__Instructions for the task__. Transcribe all of the data exactly. Omit the pictures.

++++

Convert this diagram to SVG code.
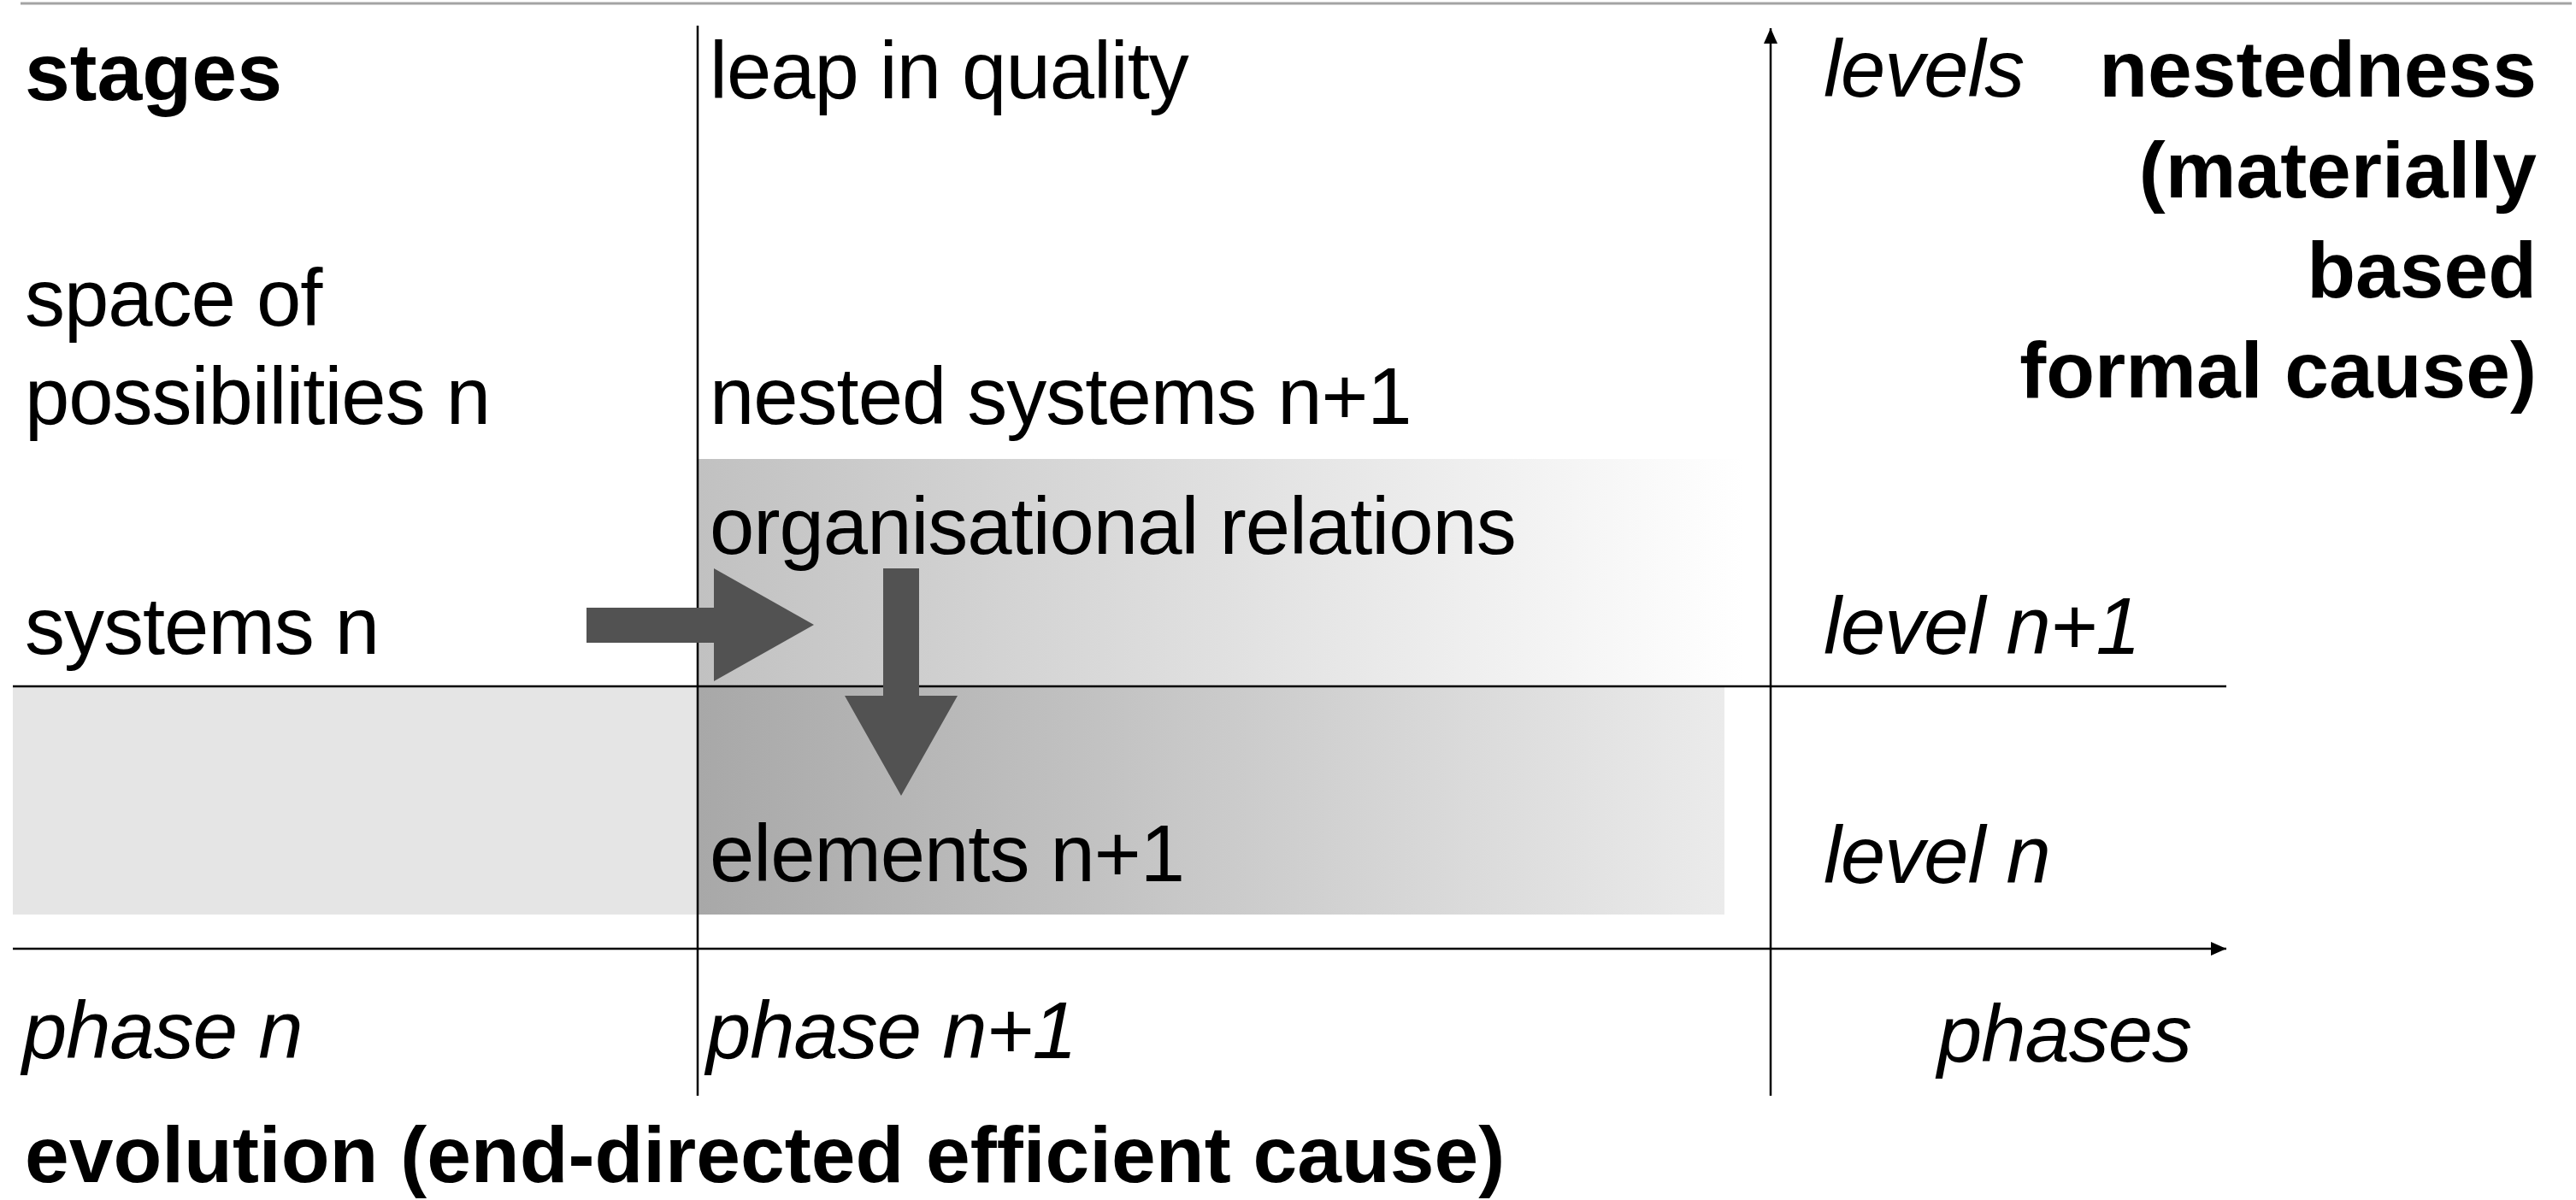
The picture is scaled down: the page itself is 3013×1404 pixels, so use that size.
<svg xmlns="http://www.w3.org/2000/svg" width="3013" height="1404" viewBox="0 0 3013 1404">
<style>
  .t { font-family: "Liberation Sans", Arial, sans-serif; font-size: 94px; fill: #000; letter-spacing: -1px; }
  .i { font-style: italic; }
  .b { font-weight: bold; font-size: 93px; letter-spacing: 0; }
  .ax { stroke: #000; stroke-width: 2.5; fill: none; }
  .arr { fill: #525252; }
</style>
<defs>
  <linearGradient id="gUp" x1="0" y1="0" x2="1" y2="0">
    <stop offset="0" stop-color="#c1c1c1"/>
    <stop offset="1" stop-color="#ffffff"/>
  </linearGradient>
  <linearGradient id="gLow" x1="0" y1="0" x2="1" y2="0">
    <stop offset="0" stop-color="#a8a8a8"/>
    <stop offset="1" stop-color="#ebebeb"/>
  </linearGradient>
  <marker id="ah" markerWidth="18" markerHeight="16" refX="18" refY="8" orient="auto" markerUnits="userSpaceOnUse">
    <path d="M0,0 L18,8 L0,16 Z" fill="#000"/>
  </marker>
</defs>
<rect width="3013" height="1404" fill="#fff"/>
<g id="bands">
  <rect x="15" y="803" width="801" height="267" fill="#e5e5e5"/>
  <rect x="816" y="537" width="1224" height="266" fill="url(#gUp)"/>
  <rect x="816" y="803" width="1201" height="267" fill="url(#gLow)"/>
</g>
<g id="connectors">
  <line x1="24" y1="4" x2="3008" y2="4" stroke="#a3a3a3" stroke-width="3"/>
  <line class="ax" x1="816" y1="30" x2="816" y2="1282"/>
  <line class="ax" x1="2071" y1="1282" x2="2071" y2="33" marker-end="url(#ah)"/>
  <line class="ax" x1="15" y1="803" x2="2604" y2="803"/>
  <line class="ax" x1="15" y1="1110" x2="2604" y2="1110" marker-end="url(#ah)"/>
  <polygon id="arrow-right" class="arr" points="686,711 835,711 835,665 952,731 835,797 835,752 686,752"/>
  <polygon id="arrow-down" class="arr" points="1033,665 1075,665 1075,814 1120,814 1054,931 988,814 1033,814"/>
</g>
<g id="stages"><text class="t b" x="29" y="117" style="font-size:95px">stages</text></g>
<g id="space"><text class="t" x="29" y="381">space of</text><text class="t" x="29" y="496">possibilities n</text></g>
<g id="systems-n"><text class="t" x="29" y="765">systems n</text></g>
<g id="leap"><text class="t" x="830" y="115">leap in quality</text></g>
<g id="nested"><text class="t" x="830" y="496">nested systems n+1</text></g>
<g id="org"><text class="t" x="830" y="648">organisational relations</text></g>
<g id="elements"><text class="t" x="830" y="1031">elements n+1</text></g>
<g id="levels"><text class="t i" x="2133" y="113">levels</text></g>
<g id="level-n1"><text class="t i" x="2133" y="765">level n+1</text></g>
<g id="level-n"><text class="t i" x="2133" y="1033">level n</text></g>
<g id="nestedness">
  <text class="t b" x="2967" y="113" text-anchor="end">nestedness</text>
  <text class="t b" x="2967" y="231" text-anchor="end">(materially</text>
  <text class="t b" x="2967" y="348" text-anchor="end">based</text>
  <text class="t b" x="2967" y="465" text-anchor="end">formal cause)</text>
</g>
<g id="phase-n"><text class="t i" x="26" y="1238">phase n</text></g>
<g id="phase-n1"><text class="t i" x="826" y="1238">phase n+1</text></g>
<g id="phases"><text class="t i" x="2563" y="1242" text-anchor="end">phases</text></g>
<g id="evolution"><text class="t b" x="29" y="1383">evolution (end-directed efficient cause)</text></g>
</svg>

++++

__Output of the exercise__.
Convert this diagram to SVG code.
The picture is scaled down: the page itself is 3013×1404 pixels, so use that size.
<svg xmlns="http://www.w3.org/2000/svg" width="3013" height="1404" viewBox="0 0 3013 1404">
<style>
  .t { font-family: "Liberation Sans", Arial, sans-serif; font-size: 94px; fill: #000; letter-spacing: -1px; }
  .i { font-style: italic; }
  .b { font-weight: bold; font-size: 93px; letter-spacing: 0; }
  .ax { stroke: #000; stroke-width: 2.5; fill: none; }
  .arr { fill: #525252; }
</style>
<defs>
  <linearGradient id="gUp" x1="0" y1="0" x2="1" y2="0">
    <stop offset="0" stop-color="#c1c1c1"/>
    <stop offset="1" stop-color="#ffffff"/>
  </linearGradient>
  <linearGradient id="gLow" x1="0" y1="0" x2="1" y2="0">
    <stop offset="0" stop-color="#a8a8a8"/>
    <stop offset="1" stop-color="#ebebeb"/>
  </linearGradient>
  <marker id="ah" markerWidth="18" markerHeight="16" refX="18" refY="8" orient="auto" markerUnits="userSpaceOnUse">
    <path d="M0,0 L18,8 L0,16 Z" fill="#000"/>
  </marker>
</defs>
<rect width="3013" height="1404" fill="#fff"/>
<g id="bands">
  <rect x="15" y="803" width="801" height="267" fill="#e5e5e5"/>
  <rect x="816" y="537" width="1224" height="266" fill="url(#gUp)"/>
  <rect x="816" y="803" width="1201" height="267" fill="url(#gLow)"/>
</g>
<g id="connectors">
  <line x1="24" y1="4" x2="3008" y2="4" stroke="#a3a3a3" stroke-width="3"/>
  <line class="ax" x1="816" y1="30" x2="816" y2="1282"/>
  <line class="ax" x1="2071" y1="1282" x2="2071" y2="33" marker-end="url(#ah)"/>
  <line class="ax" x1="15" y1="803" x2="2604" y2="803"/>
  <line class="ax" x1="15" y1="1110" x2="2604" y2="1110" marker-end="url(#ah)"/>
  <polygon id="arrow-right" class="arr" points="686,711 835,711 835,665 952,731 835,797 835,752 686,752"/>
  <polygon id="arrow-down" class="arr" points="1033,665 1075,665 1075,814 1120,814 1054,931 988,814 1033,814"/>
</g>
<g id="stages"><text class="t b" x="29" y="117" style="font-size:95px">stages</text></g>
<g id="space"><text class="t" x="29" y="381">space of</text><text class="t" x="29" y="496">possibilities n</text></g>
<g id="systems-n"><text class="t" x="29" y="765">systems n</text></g>
<g id="leap"><text class="t" x="830" y="115">leap in quality</text></g>
<g id="nested"><text class="t" x="830" y="496">nested systems n+1</text></g>
<g id="org"><text class="t" x="830" y="648">organisational relations</text></g>
<g id="elements"><text class="t" x="830" y="1031">elements n+1</text></g>
<g id="levels"><text class="t i" x="2133" y="113">levels</text></g>
<g id="level-n1"><text class="t i" x="2133" y="765">level n+1</text></g>
<g id="level-n"><text class="t i" x="2133" y="1033">level n</text></g>
<g id="nestedness">
  <text class="t b" x="2967" y="113" text-anchor="end">nestedness</text>
  <text class="t b" x="2967" y="231" text-anchor="end">(materially</text>
  <text class="t b" x="2967" y="348" text-anchor="end">based</text>
  <text class="t b" x="2967" y="465" text-anchor="end">formal cause)</text>
</g>
<g id="phase-n"><text class="t i" x="26" y="1238">phase n</text></g>
<g id="phase-n1"><text class="t i" x="826" y="1238">phase n+1</text></g>
<g id="phases"><text class="t i" x="2563" y="1242" text-anchor="end">phases</text></g>
<g id="evolution"><text class="t b" x="29" y="1383">evolution (end-directed efficient cause)</text></g>
</svg>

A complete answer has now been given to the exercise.